Why Guzinta Math works
- Concrete language: Phrasing problems as “what goes into” mirrors how children naturally think about grouping and sharing.
- Relational focus: Students learn that multiplication and division are inverse operations and see factor relationships.
- Visual models: Arrays, number bonds, and bar models show how groups form and split, reinforcing the Guzinta questions.
Classroom strategies
- Start with arrays and counters: Give students counters to build arrays for small products (e.g., 3 rows of 4).
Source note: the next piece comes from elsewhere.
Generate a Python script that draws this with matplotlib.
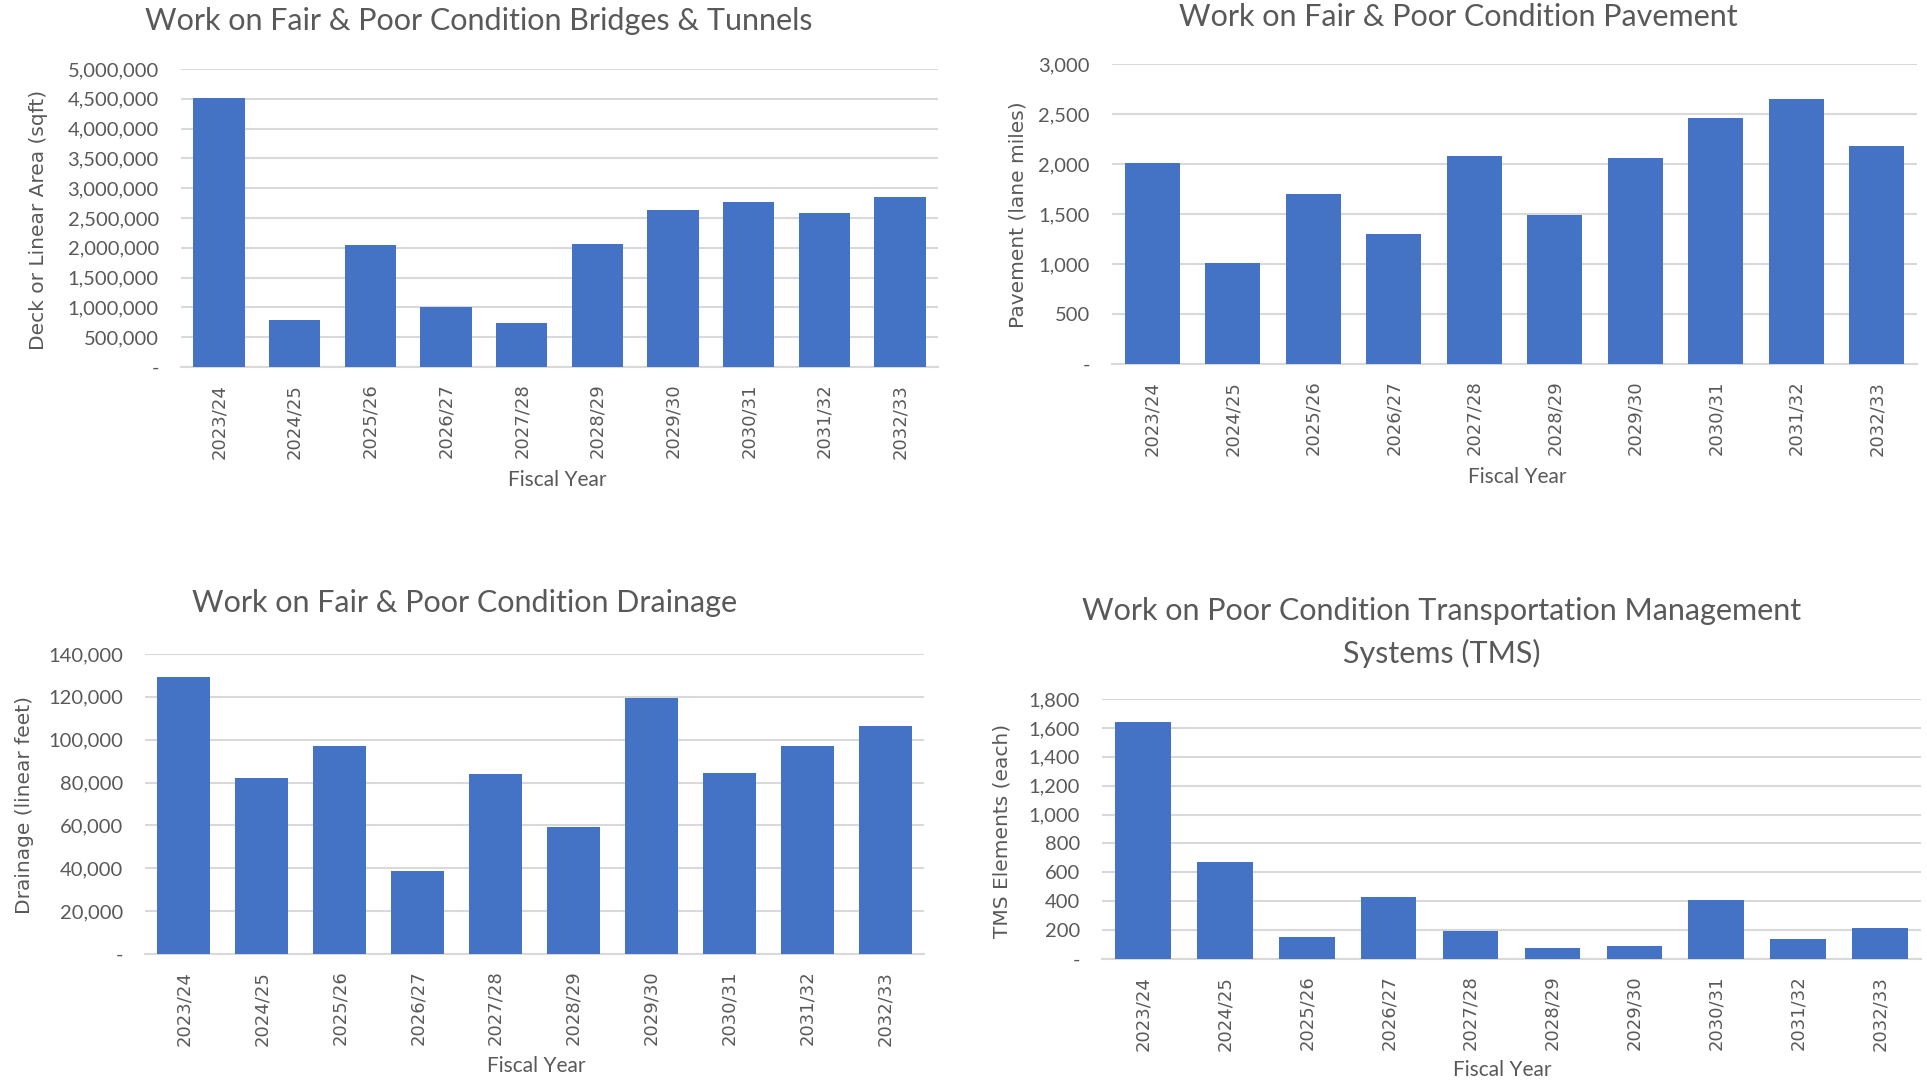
import matplotlib.pyplot as plt
from matplotlib.ticker import FuncFormatter

years = ["2023/24", "2024/25", "2025/26", "2026/27", "2027/28",
         "2028/29", "2029/30", "2030/31", "2031/32", "2032/33"]

bridges = [4520000, 793000, 2040000, 1000000, 737000,
           2067000, 2642000, 2765000, 2581000, 2855000]
pavement = [2012, 1015, 1703, 1304, 2083, 1487, 2063, 2462, 2645, 2176]
drainage = [129500, 82100, 97300, 38800, 83800, 59400, 119500, 84600, 97300, 106500]
tms = [1641, 669, 154, 429, 191, 77, 89, 406, 140, 217]

BAR = "#4472C4"
GRID = "#D9D9D9"
TXT = "#595959"
NARROW = ["Lato", "DejaVu Sans"]
WIDE = ["DejaVu Sans"]

W, H = 1927, 1085
fig = plt.figure(figsize=(W / 100, H / 100), dpi=100)
fig.patch.set_facecolor("white")


def fmt(v, pos):
    if v == 0:
        return "-"
    return f"{int(v):,}"


def panel(box, values, ymax, step, title_lines, ylabel, ylab_pos, xlab_pos):
    left, right, top, bottom = box
    ax = fig.add_axes([left / W, 1 - bottom / H, (right - left) / W, (bottom - top) / H])
    ax.bar(range(len(years)), values, width=0.68, color=BAR, zorder=3)
    ax.set_xlim(-0.5, len(years) - 0.5)
    ax.set_ylim(0, ymax)
    ax.set_yticks(range(0, ymax + 1, step))
    ax.yaxis.set_major_formatter(FuncFormatter(fmt))
    ax.set_xticks(range(len(years)))
    ax.set_xticklabels(years, rotation=90, family=WIDE, fontsize=13, color=TXT)
    for lbl in ax.get_yticklabels():
        lbl.set_family(NARROW)
        lbl.set_fontsize(14.5)
        lbl.set_color(TXT)
    ax.grid(axis="y", color=GRID, linewidth=1.5, zorder=0)
    for s in ["top", "right", "left"]:
        ax.spines[s].set_visible(False)
    ax.spines["bottom"].set_color(GRID)
    ax.spines["bottom"].set_linewidth(1.5)
    ax.tick_params(length=0, pad=12)
    ax.tick_params(axis="y", pad=16)
    for (tx, ty, t) in title_lines:
        fig.text(tx / W, 1 - ty / H, t, ha="center", va="center",
                 family=NARROW, fontsize=22, color=TXT)
    fig.text(ylab_pos[0] / W, 1 - ylab_pos[1] / H, ylabel, rotation=90,
             ha="center", va="center", family=WIDE, fontsize=14.5, color=TXT)
    fig.text(xlab_pos[0] / W, 1 - xlab_pos[1] / H, "Fiscal Year",
             ha="center", va="center", family=NARROW, fontsize=15, color=TXT)
    return ax


panel((181, 938, 69, 367), bridges, 5000000, 500000,
      [(479, 21, "Work on Fair & Poor Condition Bridges & Tunnels")],
      "Deck or Linear Area (sqft)", (39, 220), (557, 480))

panel((1112, 1917, 64, 364), pavement, 3000, 500,
      [(1458, 17, "Work on Fair & Poor Condition Pavement")],
      "Pavement (lane miles)", (1018, 215), (1517, 477))

panel((145, 924, 654, 954), drainage, 140000, 20000,
      [(465, 603, "Work on Fair & Poor Condition Drainage")],
      "Drainage (linear feet)", (25, 805), (536, 1066))

panel((1102, 1921, 699, 959), tms, 1800, 200,
      [(1442, 611, "Work on Poor Condition Transportation Management"),
       (1442, 653, "Systems (TMS)")],
      "TMS Elements (each)", (1002, 831), (1502, 1070))

fig.savefig("out.png", dpi=100, facecolor="white")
Ask “What goes into 12?” to prompt factor exploration.
- Use story problems: Pose real situations—“If 15 apples go into boxes of 3, how many boxes?”—to practice translating language into operations.
- Factor hunts: Have students list factors of a number and create factor pairs (e.g., 1×12, 2×6, 3×4).
- Division as grouping and sharing: Alternate between “How many groups of 5 go into 35?” (measurement division) and “If 35 is shared among 5 people, how many each?” (partitive division).
- Progress to abstract fluency: Once concrete understanding is strong, introduce multiplication tables, mental strategies (doubling, halving), and division with remainders.
Assessment and differentiation
- Formative checks: Quick prompts—“What goes into 18?”—and exit tickets showing factor pairs reveal understanding.
- Intervention: For students struggling, slow down with manipulatives and one-on-one guided questioning.
- Extensions: Challenge advanced students with prime factorization, least common multiples, and word-problem creation using Guzinta phrasing.
Tips for parents
- Ask Guzinta-style questions during everyday tasks: “How many packs of 4 cookies go into 24?”
- Use household items (cups, spoons) to model grouping and sharing.
- Encourage children to explain their thinking aloud—this builds metacognition.